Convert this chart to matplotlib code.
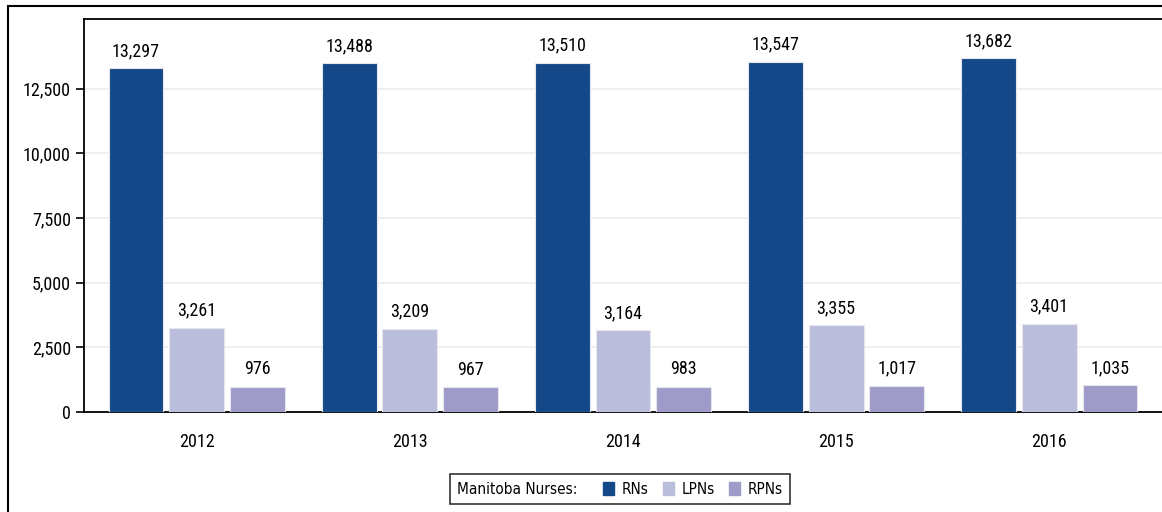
import numpy as np
import matplotlib
matplotlib.use("Agg")
import matplotlib.pyplot as plt
from matplotlib.patches import Rectangle, Patch
from matplotlib.ticker import FuncFormatter
from matplotlib.offsetbox import HPacker

years = ["2012", "2013", "2014", "2015", "2016"]
rns = [13297, 13488, 13510, 13547, 13682]
lpns = [3261, 3209, 3164, 3355, 3401]
rpns = [976, 967, 983, 1017, 1035]
series_names = ["RNs", "LPNs", "RPNs"]
colors = ["#154889", "#bbbddd", "#9e9bc8"]

plt.rcParams['font.family'] = ['Roboto Condensed', 'DejaVu Sans']

fig = plt.figure(figsize=(11.62, 5.12), dpi=100)
ax = fig.add_axes([84 / 1162, 1 - 412 / 512, 1 - 84 / 1162, (412 - 19) / 512])

# outer frame, cut at the right like the original
fig.patches.append(Rectangle((8 / 1162, -0.01), 1.1, 1 - 6 / 512 + 0.01, transform=fig.transFigure,
                             fill=False, edgecolor="black", linewidth=1.5))

x = np.arange(len(years))
width = 0.258
step = 0.286
for i, (vals, name, c) in enumerate(zip([rns, lpns, rpns], series_names, colors)):
    bars = ax.bar(x + (i - 1) * step, vals, width, color=c, edgecolor="#e6e6ee", linewidth=0.8,
                  label=name, zorder=3)
    for b, v in zip(bars, vals):
        ax.annotate(f"{v:,}", (b.get_x() + b.get_width() / 2, v), xytext=(0, 6),
                    textcoords="offset points", ha="center", va="bottom", fontsize=13)

ax.set_xlim(-0.53, 4.53)
ax.set_ylim(0, 15200)
ax.set_yticks([0, 2500, 5000, 7500, 10000, 12500])
ax.yaxis.set_major_formatter(FuncFormatter(lambda v, p: f"{int(v):,}"))
ax.set_xticks(x)
ax.set_xticklabels(years)
ax.tick_params(axis="x", length=0, pad=15, labelsize=13)
ax.tick_params(axis="y", length=6, width=1.2, labelsize=13)
ax.grid(axis="y", color="#ececec", linewidth=1.2, zorder=0)
ax.spines["right"].set_visible(False)
for s in ["left", "bottom", "top"]:
    ax.spines[s].set_linewidth(1.3)

handles = [Patch(color=c) for c in colors]
leg = fig.legend(handles, series_names, loc="center", bbox_to_anchor=(620 / 1162, 1 - 489 / 512), ncol=3,
                 frameon=True, fancybox=False, edgecolor="black", fontsize=11,
                 title="Manitoba Nurses:", title_fontsize=11,
                 prop={"family": "DejaVu Sans", "stretch": "condensed", "size": 11},
                 handlelength=0.75, handleheight=0.9, handletextpad=0.5, columnspacing=0.9,
                 borderpad=0.35)
leg.get_title().set_family("DejaVu Sans")
leg.get_title().set_stretch("condensed")
leg.get_frame().set_linewidth(1.2)
# put the title to the left of the entries instead of above them
try:
    fs = 11 * 100 / 72
    box = HPacker(pad=0.35 * fs, sep=1.2 * fs, align="center",
                  children=[leg._legend_title_box, leg._legend_handle_box])
    box.set_figure(fig)
    leg._legend_box = box
    box.set_offset(leg._findoffset)
except Exception:
    pass

fig.savefig("out.png", dpi=100)
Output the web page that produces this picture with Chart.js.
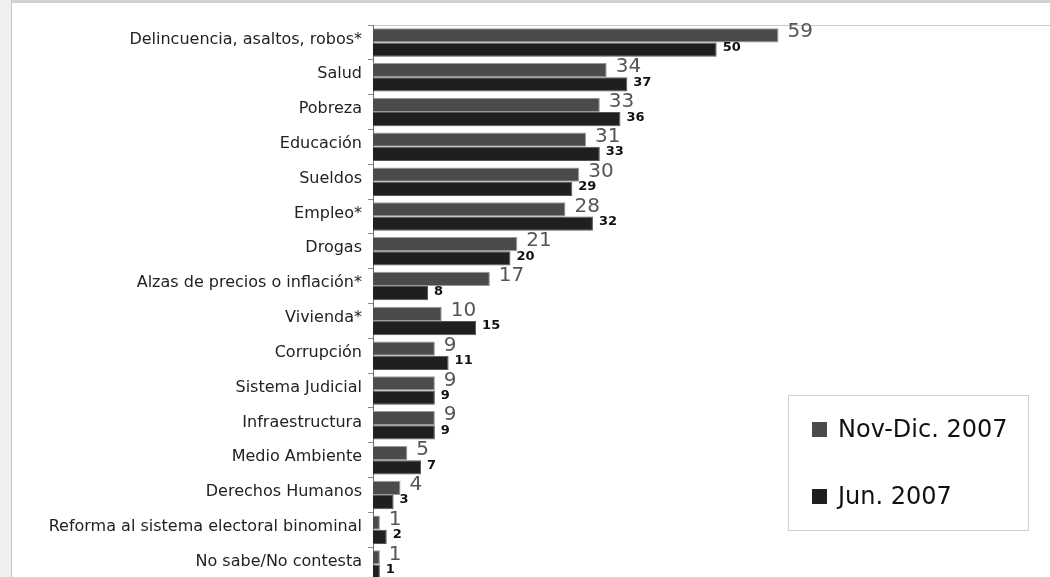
<!DOCTYPE html>
<html>
<head>
<meta charset="utf-8">
<script src="https://cdn.jsdelivr.net/npm/chart.js@4/dist/chart.umd.min.js"></script>
<style>
  html, body { margin: 0; padding: 0; width: 1050px; height: 577px; overflow: hidden; background: #efefef; }
  #frame { position: absolute; left: 11px; top: 0; width: 1100px; height: 700px; background: #ffffff;
           border-left: 1px solid #c4c4c4; border-top: 3px solid #d2d2d2; box-sizing: border-box; }
  #c { position: absolute; left: 0; top: 0; }
</style>
</head>
<body>
<div id="frame"></div>
<canvas id="c" width="1050" height="600"></canvas>
<script>
const categories = [
  "Delincuencia, asaltos, robos*",
  "Salud",
  "Pobreza",
  "Educación",
  "Sueldos",
  "Empleo*",
  "Drogas",
  "Alzas de precios o inflación*",
  "Vivienda*",
  "Corrupción",
  "Sistema Judicial",
  "Infraestructura",
  "Medio Ambiente",
  "Derechos Humanos",
  "Reforma al sistema electoral binominal",
  "No sabe/No contesta"
];
const seriesNames = ["Nov-Dic. 2007", "Jun. 2007"];
const novDic2007 = [59, 34, 33, 31, 30, 28, 21, 17, 10, 9, 9, 9, 5, 4, 1, 1];
const jun2007   = [50, 37, 36, 33, 29, 32, 20, 8, 15, 11, 9, 9, 7, 3, 2, 1];

const FONT = "'DejaVu Sans', Verdana, sans-serif";

const valueLabels = {
  id: 'valueLabels',
  afterDatasetsDraw(chart) {
    const ctx = chart.ctx;
    ctx.save();
    chart.data.datasets.forEach((ds, di) => {
      const meta = chart.getDatasetMeta(di);
      meta.data.forEach((el, i) => {
        const v = ds.data[i];
        ctx.textAlign = 'left';
        ctx.textBaseline = 'middle';
        if (di === 0) {
          ctx.font = "20px " + FONT;
          ctx.fillStyle = '#555555';
          ctx.fillText(String(v), el.x + 9, el.y - 3);
        } else {
          ctx.font = "bold 13px " + FONT;
          ctx.fillStyle = '#111111';
          ctx.fillText(String(v), el.x + 6, el.y - 2);
        }
      });
    });
    ctx.restore();
  }
};

const boxLegend = {
  id: 'boxLegend',
  afterDraw(chart) {
    const ctx = chart.ctx;
    ctx.save();
    ctx.fillStyle = '#ffffff';
    ctx.fillRect(788, 395, 240, 135);
    ctx.strokeStyle = '#cfcfcf';
    ctx.lineWidth = 1;
    ctx.strokeRect(788.5, 395.5, 240, 135);
    const rows = [437, 504];
    chart.data.datasets.forEach((ds, i) => {
      const base = rows[i];
      ctx.fillStyle = ds.backgroundColor;
      ctx.fillRect(812, base - 15, 15, 15);
      ctx.fillStyle = '#111111';
      ctx.font = "24px " + FONT;
      ctx.textAlign = 'left';
      ctx.textBaseline = 'alphabetic';
      ctx.fillText(ds.label, 838, base);
    });
    ctx.restore();
  }
};

new Chart(document.getElementById('c'), {
  type: 'bar',
  data: {
    labels: categories,
    datasets: [
      { label: seriesNames[0], data: novDic2007, backgroundColor: '#4b4b4b', borderColor: '#9a9a9a', borderWidth: 1 },
      { label: seriesNames[1], data: jun2007, backgroundColor: '#1f1f1f', borderColor: '#555555', borderWidth: 1 }
    ]
  },
  options: {
    indexAxis: 'y',
    responsive: false,
    animation: false,
    layout: { padding: { left: 12, top: 25, right: 0, bottom: 18 } },
    datasets: { bar: { categoryPercentage: 0.82, barPercentage: 1.0 } },
    plugins: { legend: { display: false }, tooltip: { enabled: false } },
    scales: {
      x: {
        position: 'top',
        min: 0, max: 98.5,
        ticks: { display: false },
        grid: { display: false, drawTicks: false },
        border: { display: true, color: '#c8c8c8', width: 1 },
        afterFit(s) { s.height = 0; }
      },
      y: {
        grid: { display: true, drawOnChartArea: false, drawTicks: true, tickLength: 5, color: '#8a8a8a', offset: true },
        border: { display: true, color: '#6a6a6a', width: 1 },
        ticks: { color: '#222222', font: { family: FONT, size: 16 }, padding: 6, labelOffset: -3, autoSkip: false },
        afterFit(s) { s.width = 361; }
      }
    }
  },
  plugins: [valueLabels, boxLegend]
});
</script>
</body>
</html>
####################
Task brief =
Copy all lines of the material above where the string "matplotlib" occurs.

The result =
Convert this chart to matplotlib code.
import matplotlib
matplotlib.use("Agg")
import matplotlib.pyplot as plt
from matplotlib.patches import Rectangle, Patch
from matplotlib.ticker import FuncFormatter
from matplotlib.offsetbox import HPacker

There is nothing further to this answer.